* **Charts and diagrams as code**:
● ● ● ●
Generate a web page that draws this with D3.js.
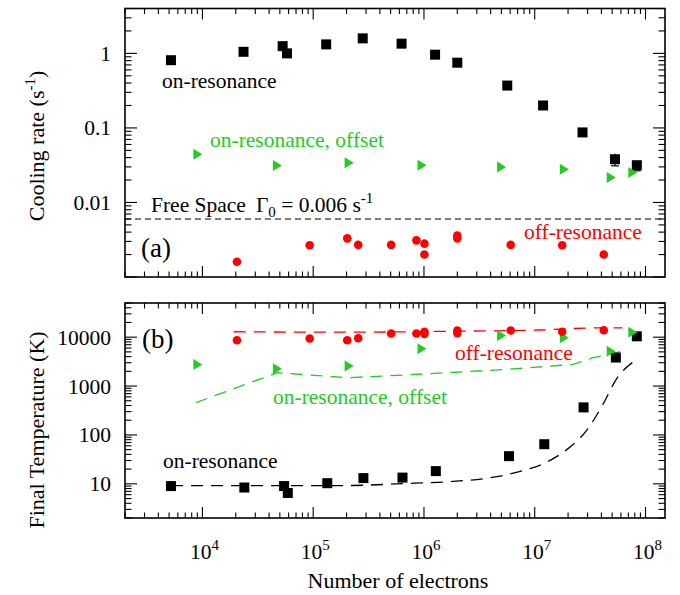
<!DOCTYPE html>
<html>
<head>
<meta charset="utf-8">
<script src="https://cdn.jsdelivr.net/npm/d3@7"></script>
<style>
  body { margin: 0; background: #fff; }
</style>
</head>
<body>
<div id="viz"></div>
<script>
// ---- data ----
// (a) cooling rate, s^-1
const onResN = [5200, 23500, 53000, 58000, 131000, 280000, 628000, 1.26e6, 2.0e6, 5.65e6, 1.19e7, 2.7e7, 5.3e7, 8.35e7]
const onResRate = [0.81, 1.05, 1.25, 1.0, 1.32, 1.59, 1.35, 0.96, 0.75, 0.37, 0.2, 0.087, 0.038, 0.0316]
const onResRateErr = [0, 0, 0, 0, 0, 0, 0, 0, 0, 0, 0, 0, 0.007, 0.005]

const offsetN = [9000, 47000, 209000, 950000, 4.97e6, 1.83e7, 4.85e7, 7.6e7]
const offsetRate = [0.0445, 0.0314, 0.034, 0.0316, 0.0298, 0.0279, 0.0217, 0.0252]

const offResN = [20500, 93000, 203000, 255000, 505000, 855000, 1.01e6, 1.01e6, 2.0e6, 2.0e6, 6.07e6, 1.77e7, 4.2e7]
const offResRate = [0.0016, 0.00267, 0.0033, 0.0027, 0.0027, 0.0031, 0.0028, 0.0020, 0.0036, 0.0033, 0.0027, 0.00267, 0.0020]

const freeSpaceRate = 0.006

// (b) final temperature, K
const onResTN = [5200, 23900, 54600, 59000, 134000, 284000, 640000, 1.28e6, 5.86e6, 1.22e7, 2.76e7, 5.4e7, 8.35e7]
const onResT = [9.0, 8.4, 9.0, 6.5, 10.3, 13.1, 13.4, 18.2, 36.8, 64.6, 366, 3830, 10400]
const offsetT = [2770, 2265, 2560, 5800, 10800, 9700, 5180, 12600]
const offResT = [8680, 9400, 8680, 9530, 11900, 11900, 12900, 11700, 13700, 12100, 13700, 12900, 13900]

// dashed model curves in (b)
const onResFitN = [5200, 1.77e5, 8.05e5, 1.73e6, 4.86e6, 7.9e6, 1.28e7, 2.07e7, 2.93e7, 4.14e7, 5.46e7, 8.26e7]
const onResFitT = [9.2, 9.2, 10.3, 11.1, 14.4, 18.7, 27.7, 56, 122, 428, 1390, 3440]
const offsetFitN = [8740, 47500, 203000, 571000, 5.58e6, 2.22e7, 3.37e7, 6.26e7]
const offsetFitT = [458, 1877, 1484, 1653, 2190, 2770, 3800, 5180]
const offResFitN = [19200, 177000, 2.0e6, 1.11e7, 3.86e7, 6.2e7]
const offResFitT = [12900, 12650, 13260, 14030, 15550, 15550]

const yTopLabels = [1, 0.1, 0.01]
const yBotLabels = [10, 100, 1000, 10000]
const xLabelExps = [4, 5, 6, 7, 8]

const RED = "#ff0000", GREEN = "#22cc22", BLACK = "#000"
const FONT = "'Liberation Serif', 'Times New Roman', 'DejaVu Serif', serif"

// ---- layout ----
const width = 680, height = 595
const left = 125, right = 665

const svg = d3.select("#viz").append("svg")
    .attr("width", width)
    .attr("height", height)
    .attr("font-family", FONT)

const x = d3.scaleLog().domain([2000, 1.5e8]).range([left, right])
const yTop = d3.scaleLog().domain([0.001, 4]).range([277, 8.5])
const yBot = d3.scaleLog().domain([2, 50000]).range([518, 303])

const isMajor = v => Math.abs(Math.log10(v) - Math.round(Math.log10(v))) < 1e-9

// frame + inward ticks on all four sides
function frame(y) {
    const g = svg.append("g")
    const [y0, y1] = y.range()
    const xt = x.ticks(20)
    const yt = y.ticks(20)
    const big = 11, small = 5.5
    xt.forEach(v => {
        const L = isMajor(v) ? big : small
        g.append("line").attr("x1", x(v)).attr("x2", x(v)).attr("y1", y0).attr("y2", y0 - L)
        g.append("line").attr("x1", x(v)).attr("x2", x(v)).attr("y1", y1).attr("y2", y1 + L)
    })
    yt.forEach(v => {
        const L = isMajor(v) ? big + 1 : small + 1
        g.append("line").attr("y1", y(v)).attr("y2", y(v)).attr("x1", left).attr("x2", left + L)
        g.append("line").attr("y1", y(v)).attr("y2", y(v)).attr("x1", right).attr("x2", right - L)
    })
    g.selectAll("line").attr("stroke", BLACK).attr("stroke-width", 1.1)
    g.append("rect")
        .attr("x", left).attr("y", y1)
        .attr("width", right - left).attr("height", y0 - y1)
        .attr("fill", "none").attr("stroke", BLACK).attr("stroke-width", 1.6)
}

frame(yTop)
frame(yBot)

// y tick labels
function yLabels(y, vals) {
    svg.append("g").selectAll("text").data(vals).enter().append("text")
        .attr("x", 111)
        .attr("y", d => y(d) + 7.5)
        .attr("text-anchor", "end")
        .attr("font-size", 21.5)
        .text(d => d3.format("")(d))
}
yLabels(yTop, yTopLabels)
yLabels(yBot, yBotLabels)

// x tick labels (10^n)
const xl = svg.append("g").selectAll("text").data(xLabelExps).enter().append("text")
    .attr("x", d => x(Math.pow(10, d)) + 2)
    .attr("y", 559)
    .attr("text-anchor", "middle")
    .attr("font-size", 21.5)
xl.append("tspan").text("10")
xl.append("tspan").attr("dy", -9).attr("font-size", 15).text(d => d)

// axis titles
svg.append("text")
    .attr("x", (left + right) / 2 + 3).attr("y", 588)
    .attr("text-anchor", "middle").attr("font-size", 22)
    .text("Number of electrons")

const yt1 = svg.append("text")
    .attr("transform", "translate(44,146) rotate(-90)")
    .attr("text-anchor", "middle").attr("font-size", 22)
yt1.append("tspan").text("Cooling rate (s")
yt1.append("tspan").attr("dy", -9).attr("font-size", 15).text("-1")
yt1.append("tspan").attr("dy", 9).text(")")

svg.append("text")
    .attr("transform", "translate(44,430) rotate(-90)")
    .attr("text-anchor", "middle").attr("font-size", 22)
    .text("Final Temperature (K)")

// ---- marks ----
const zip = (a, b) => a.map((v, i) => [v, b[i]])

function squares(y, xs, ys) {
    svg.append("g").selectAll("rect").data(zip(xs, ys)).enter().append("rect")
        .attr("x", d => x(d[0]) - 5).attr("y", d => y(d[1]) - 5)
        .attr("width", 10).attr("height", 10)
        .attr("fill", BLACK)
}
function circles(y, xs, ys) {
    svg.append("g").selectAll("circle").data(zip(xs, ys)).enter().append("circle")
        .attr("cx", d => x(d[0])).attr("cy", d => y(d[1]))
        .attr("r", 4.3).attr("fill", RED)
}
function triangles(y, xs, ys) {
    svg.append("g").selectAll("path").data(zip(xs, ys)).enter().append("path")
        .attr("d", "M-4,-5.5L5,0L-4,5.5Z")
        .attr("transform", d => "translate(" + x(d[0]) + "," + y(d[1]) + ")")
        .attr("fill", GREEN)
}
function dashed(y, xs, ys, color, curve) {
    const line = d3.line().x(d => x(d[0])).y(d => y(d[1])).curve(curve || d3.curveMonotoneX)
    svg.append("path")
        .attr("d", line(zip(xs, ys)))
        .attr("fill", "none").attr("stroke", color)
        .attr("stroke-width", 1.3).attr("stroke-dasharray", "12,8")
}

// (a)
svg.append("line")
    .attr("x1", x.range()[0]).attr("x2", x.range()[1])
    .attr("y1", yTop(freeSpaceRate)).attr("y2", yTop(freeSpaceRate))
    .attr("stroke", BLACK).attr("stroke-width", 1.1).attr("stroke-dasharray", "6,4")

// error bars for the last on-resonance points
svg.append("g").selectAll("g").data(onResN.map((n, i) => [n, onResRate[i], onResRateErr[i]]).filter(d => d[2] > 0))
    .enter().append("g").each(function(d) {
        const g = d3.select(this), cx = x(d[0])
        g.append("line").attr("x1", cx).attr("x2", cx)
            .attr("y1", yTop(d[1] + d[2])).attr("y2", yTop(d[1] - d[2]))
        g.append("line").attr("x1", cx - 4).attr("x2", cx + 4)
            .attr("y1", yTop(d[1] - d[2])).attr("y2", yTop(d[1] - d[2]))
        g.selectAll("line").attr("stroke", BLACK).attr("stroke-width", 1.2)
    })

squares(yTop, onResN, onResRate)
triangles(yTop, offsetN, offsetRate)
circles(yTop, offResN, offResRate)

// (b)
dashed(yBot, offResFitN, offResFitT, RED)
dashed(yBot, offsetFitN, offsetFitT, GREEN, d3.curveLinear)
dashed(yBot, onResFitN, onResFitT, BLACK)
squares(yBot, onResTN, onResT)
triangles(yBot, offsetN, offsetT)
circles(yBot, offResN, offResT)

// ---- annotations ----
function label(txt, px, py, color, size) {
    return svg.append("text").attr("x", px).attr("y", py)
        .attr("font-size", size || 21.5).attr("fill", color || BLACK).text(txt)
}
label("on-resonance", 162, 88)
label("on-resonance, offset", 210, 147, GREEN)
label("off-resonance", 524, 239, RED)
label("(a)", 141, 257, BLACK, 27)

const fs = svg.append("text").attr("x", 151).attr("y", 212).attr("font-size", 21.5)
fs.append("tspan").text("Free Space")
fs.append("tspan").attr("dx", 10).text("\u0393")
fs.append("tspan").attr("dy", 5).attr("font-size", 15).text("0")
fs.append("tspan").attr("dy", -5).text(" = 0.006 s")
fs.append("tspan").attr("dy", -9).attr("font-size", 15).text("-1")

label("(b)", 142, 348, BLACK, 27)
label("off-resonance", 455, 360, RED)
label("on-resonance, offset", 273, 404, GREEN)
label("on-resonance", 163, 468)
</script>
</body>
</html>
● ● ● ●
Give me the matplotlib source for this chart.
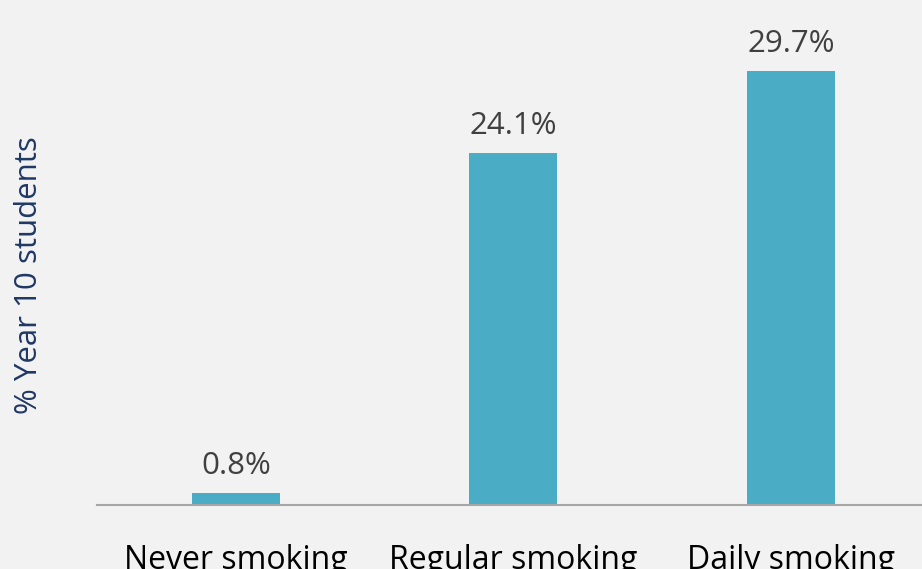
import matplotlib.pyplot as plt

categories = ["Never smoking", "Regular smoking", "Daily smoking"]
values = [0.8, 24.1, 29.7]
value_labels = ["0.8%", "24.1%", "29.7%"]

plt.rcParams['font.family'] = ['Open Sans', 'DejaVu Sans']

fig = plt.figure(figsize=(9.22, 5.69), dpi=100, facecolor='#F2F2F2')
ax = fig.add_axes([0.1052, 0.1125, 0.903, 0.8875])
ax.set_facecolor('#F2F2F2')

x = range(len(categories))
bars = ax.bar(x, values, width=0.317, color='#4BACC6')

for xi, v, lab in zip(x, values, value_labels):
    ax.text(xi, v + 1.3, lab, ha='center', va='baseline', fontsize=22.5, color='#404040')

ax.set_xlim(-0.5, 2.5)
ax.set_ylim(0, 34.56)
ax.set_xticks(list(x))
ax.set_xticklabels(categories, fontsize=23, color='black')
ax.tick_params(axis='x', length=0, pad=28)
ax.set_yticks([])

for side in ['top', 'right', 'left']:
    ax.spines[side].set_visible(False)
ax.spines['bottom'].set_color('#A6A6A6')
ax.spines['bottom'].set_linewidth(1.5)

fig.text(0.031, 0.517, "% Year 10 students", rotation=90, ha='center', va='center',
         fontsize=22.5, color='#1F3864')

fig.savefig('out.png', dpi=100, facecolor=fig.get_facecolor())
● ● ● ●
* **TASK DESCRIPTION**:
Reproduce each line from the records that contains the word "this".

* **RESPONSE BELOW**:
Generate a web page that draws this with D3.js.
        const g = d3.select(this), cx = x(d[0])
Give me the matplotlib source for this chart.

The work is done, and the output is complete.